Rev. Cheryl

“If you are always trying to be normal you will never know how amazing you can be.”

– Maya Angelou

Dear Family and Friends,

As I said on Sunday, being vulnerable will always feel vulnerable. With practice, we step into our courage in deeper ways. When we are vulnerable with those we trust, we invite them to be vulnerable.

What would happen if you began to be courageously vulnerable? You would start showing up differently because you allow some of those hidden parts to be seen. What are some examples? Even if it feels awkward, show that you care. You may not want to but ask for help. You wish you knew their thoughts, so be the first to open up. It’s okay if you’re not good at it, do it anyway – no one starts as an expert. Feel your feelings, all of them. Feel them deeply. You do not have to explain them. You are not required to explain “No.” Assume others are trustworthy until proven otherwise. Clarify your boundaries. Only say yes to your yeses. You do not have to explain No.

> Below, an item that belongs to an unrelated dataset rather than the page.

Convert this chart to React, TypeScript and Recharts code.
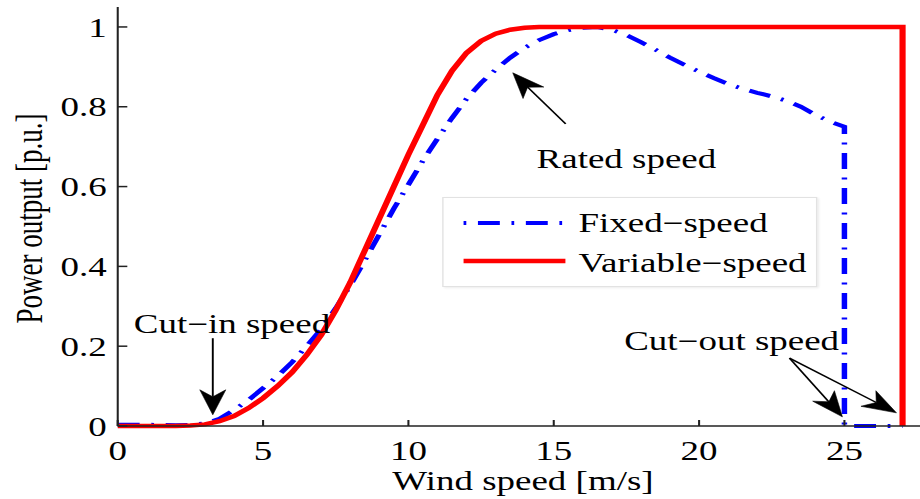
import React from 'react';
import { LineChart, Line, XAxis, YAxis, Legend, ReferenceLine, ReferenceDot } from 'recharts';

const FONT = '"Liberation Serif", "Times New Roman", serif';

// Fixed-speed turbine
const windFixed = [0, 1, 2, 2.5, 3, 3.5, 4, 4.5, 5, 5.5, 6, 6.5, 7, 7.5, 8, 8.5, 9, 9.5, 10, 10.5, 11, 11.5, 12, 12.5, 13, 13.5, 14, 14.5, 15, 15.5, 16, 16.5, 17, 17.5, 18, 18.5, 19, 19.5, 20, 20.5, 21, 21.5, 22, 22.5, 23, 23.5, 24, 24.5, 25, 25, 27];
const powerFixed = [0.003, 0.003, 0.002, 0.003, 0.006, 0.018, 0.04, 0.065, 0.095, 0.125, 0.16, 0.2, 0.243, 0.295, 0.352, 0.415, 0.48, 0.545, 0.605, 0.665, 0.72, 0.772, 0.82, 0.86, 0.893, 0.923, 0.948, 0.967, 0.982, 0.992, 0.998, 1.0, 0.993, 0.98, 0.962, 0.943, 0.923, 0.905, 0.888, 0.872, 0.857, 0.845, 0.835, 0.826, 0.815, 0.8, 0.78, 0.763, 0.75, 0, 0];

// Variable-speed turbine
const windVariable = [0, 1, 2, 2.5, 3, 3.5, 4, 4.5, 5, 5.5, 6, 6.5, 7, 7.5, 8, 8.5, 9, 9.5, 10, 10.5, 11, 11.5, 12, 12.5, 13, 13.5, 14, 14.5, 15, 20, 27, 27];
const powerVariable = [0, 0, 0, 0.001, 0.004, 0.012, 0.025, 0.045, 0.07, 0.1, 0.135, 0.178, 0.228, 0.29, 0.36, 0.44, 0.52, 0.6, 0.68, 0.755, 0.83, 0.89, 0.935, 0.965, 0.983, 0.993, 0.998, 1, 1, 1, 1, 0];

const xTicks = [0, 5, 10, 15, 20, 25];
const yTicks = [0, 0.2, 0.4, 0.6, 0.8, 1];
const seriesNames = ['Fixed\u2212speed', 'Variable\u2212speed'];

const annotationTexts = ['Rated speed', 'Cut\u2212in speed', 'Cut\u2212out speed'];
const annotationX = [17.5, 3.93, 21.12];
const annotationY = [0.67, 0.257, 0.214];

const arrowFromX = [15.41, 3.27, 23.11, 23.11];
const arrowFromY = [0.757, 0.22, 0.17, 0.17];
const arrowToX = [13.59, 3.27, 24.93, 26.79];
const arrowToY = [0.885, 0.028, 0.023, 0.033];

const fixedData = windFixed.map((x, i) => ({ x, p: powerFixed[i] }));
const variableData = windVariable.map((x, i) => ({ x, p: powerVariable[i] }));

const BLUE = '#0000ff';
const RED = '#ff0000';
const FIXED_DASH = '16 8.5 2 8.5';

const ArrowShape = (props: any) => {
  const { x1, y1, x2, y2 } = props;
  if ([x1, y1, x2, y2].some((v) => typeof v !== 'number' || isNaN(v))) return null;
  const ang = Math.atan2(y2 - y1, x2 - x1);
  const L = 25;
  const W = 9.5;
  const c = Math.cos(ang);
  const s = Math.sin(ang);
  const bx = x2 - L * c;
  const by = y2 - L * s;
  const nx = x2 - 0.72 * L * c;
  const ny = y2 - 0.72 * L * s;
  const lx = bx - W * s;
  const ly = by + W * c;
  const rx = bx + W * s;
  const ry = by - W * c;
  return (
    <g>
      <line x1={x1} y1={y1} x2={nx} y2={ny} stroke="#000" strokeWidth={1.4} />
      <polygon points={`${x2},${y2} ${lx},${ly} ${nx},${ny} ${rx},${ry}`} fill="#000" stroke="#000" strokeWidth={0.5} />
    </g>
  );
};

const makeTextShape = (text: string) => (props: any) => {
  const { cx, cy } = props;
  return (
    <text x={cx} y={cy} dy="0.35em" textAnchor="middle" fontFamily={FONT} fontSize={27} fill="#000">
      {text}
    </text>
  );
};

const LegendContent = () => (
  <div
    style={{
      position: 'relative',
      width: 274,
      height: 90,
      boxSizing: 'border-box',
      border: '1px solid #e2e2e2',
      boxShadow: '1px 1px 2px rgba(0,0,0,0.08)',
      background: '#fff',
      fontFamily: FONT,
      fontSize: 27,
      color: '#000',
    }}
  >
    <svg width={274} height={90} style={{ position: 'absolute', left: 0, top: 0 }}>
      <line x1={14.6} y1={25} x2={89} y2={25} stroke={BLUE} strokeWidth={4} strokeDasharray="2 8.5 16 8.5" />
      <line x1={14.6} y1={63} x2={89} y2={63} stroke={RED} strokeWidth={4.5} />
    </svg>
    <span style={{ position: 'absolute', left: 98.5, top: 12, lineHeight: '27px', whiteSpace: 'nowrap' }}>{seriesNames[0]}</span>
    <span style={{ position: 'absolute', left: 98.5, top: 52, lineHeight: '27px', whiteSpace: 'nowrap' }}>{seriesNames[1]}</span>
  </div>
);

const XLabel = (props: any) => {
  const vb = props.viewBox || {};
  const cx = vb.x + vb.width / 2 + 3;
  const y = vb.y + 64;
  return (
    <text x={cx} y={y} textAnchor="middle" fontFamily={FONT} fontSize={27} fill="#000">
      Wind speed [m/s]
    </text>
  );
};

const YLabel = (props: any) => {
  const vb = props.viewBox || {};
  const cx = vb.x + 31;
  const cy = vb.y + vb.height / 2 + 2;
  return (
    <text x={cx} y={cy} transform={`rotate(-90 ${cx} ${cy})`} textAnchor="middle" fontFamily={FONT} fontSize={27} fill="#000">
      Power output [p.u.]
    </text>
  );
};

const tickStyle = { fill: '#000', fontSize: 27, fontFamily: FONT };

export default function App() {
  return (
    <div style={{ position: 'absolute', left: 0, top: 0, width: 920, height: 499, overflow: 'hidden', background: '#fff' }}>
      <div style={{ width: 672, height: 499, transform: `scaleX(${920 / 672})`, transformOrigin: '0 0' }}>
        <LineChart width={672} height={499} margin={{ top: 7, right: 0, left: 0, bottom: 0 }}>
          <XAxis
            dataKey="x"
            type="number"
            domain={[0, 27.6]}
            ticks={xTicks}
            interval={0}
            height={73}
            tickSize={-6}
            tickMargin={21}
            axisLine={{ stroke: '#222', strokeWidth: 1.5 }}
            tickLine={{ stroke: '#222', strokeWidth: 1.5 }}
            tick={tickStyle}
            label={{ content: XLabel }}
          />
          <YAxis
            type="number"
            domain={[0, 1.05]}
            ticks={yTicks}
            interval={0}
            width={86}
            tickSize={-7}
            tickMargin={15}
            axisLine={{ stroke: '#222', strokeWidth: 1.5 }}
            tickLine={{ stroke: '#222', strokeWidth: 1.5 }}
            tick={tickStyle}
            label={{ content: YLabel }}
          />
          <Line
            data={fixedData}
            dataKey="p"
            name={seriesNames[0]}
            type="linear"
            stroke={BLUE}
            strokeWidth={4}
            strokeDasharray={FIXED_DASH}
            dot={false}
            activeDot={false}
            isAnimationActive={false}
          />
          <Line
            data={variableData}
            dataKey="p"
            name={seriesNames[1]}
            type="linear"
            stroke={RED}
            strokeWidth={4.5}
            dot={false}
            activeDot={false}
            isAnimationActive={false}
          />
          {arrowFromX.map((fx, i) => (
            <ReferenceLine
              key={`arrow-${i}`}
              segment={[
                { x: fx, y: arrowFromY[i] },
                { x: arrowToX[i], y: arrowToY[i] },
              ]}
              shape={ArrowShape}
              ifOverflow="visible"
            />
          ))}
          {annotationTexts.map((t, i) => (
            <ReferenceDot
              key={`ann-${i}`}
              x={annotationX[i]}
              y={annotationY[i]}
              r={1}
              shape={makeTextShape(t)}
              ifOverflow="visible"
            />
          ))}
          <Legend
            layout="horizontal"
            verticalAlign="middle"
            align="center"
            content={LegendContent}
            wrapperStyle={{ left: 323, top: 197, width: 274, height: 90 }}
          />
        </LineChart>
      </div>
    </div>
  );
}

What will others say or do? Probably nothing. Our biggest risk is their reaction. And this is where we feel vulnerable; how others react is out of our control. And always will be. As we love ourselves more fully and practice being vulnerable, we will become less sensitive to the opinions of others.

The Velveteen Rabbit was Rev. Cynthia Clair’s favorite children’s book, she is the founding Minister of our Center.

 A passage from The Velveteen Rabbit

 by Margery Williams.

“Real isn’t how you are made,” said the Skin Horse. “It’s a thing that happens to you. When a child loves you for a long, long time, not just to play with, but REALLY loves you, then you become Real.”


“Does it hurt?” asked the Rabbit.


“Sometimes,” said the Skin Horse, for he was always truthful. “When you are Real, you don’t mind being hurt.”


“Does it happen all at once, like being wound up,” he asked, “or bit by bit?”


“It doesn’t happen all at once,” said the Skin Horse. “You become. It takes a long time. That’s why it doesn’t happen often to people who break easily or have sharp edges or who have to be carefully kept. Generally, by the time you are Real, most of your hair has been loved off, your eyes drop out, and you get loose in the joints and very shabby. But these things don’t matter at all because once you are Real, you can’t be ugly, except to people who don’t understand.”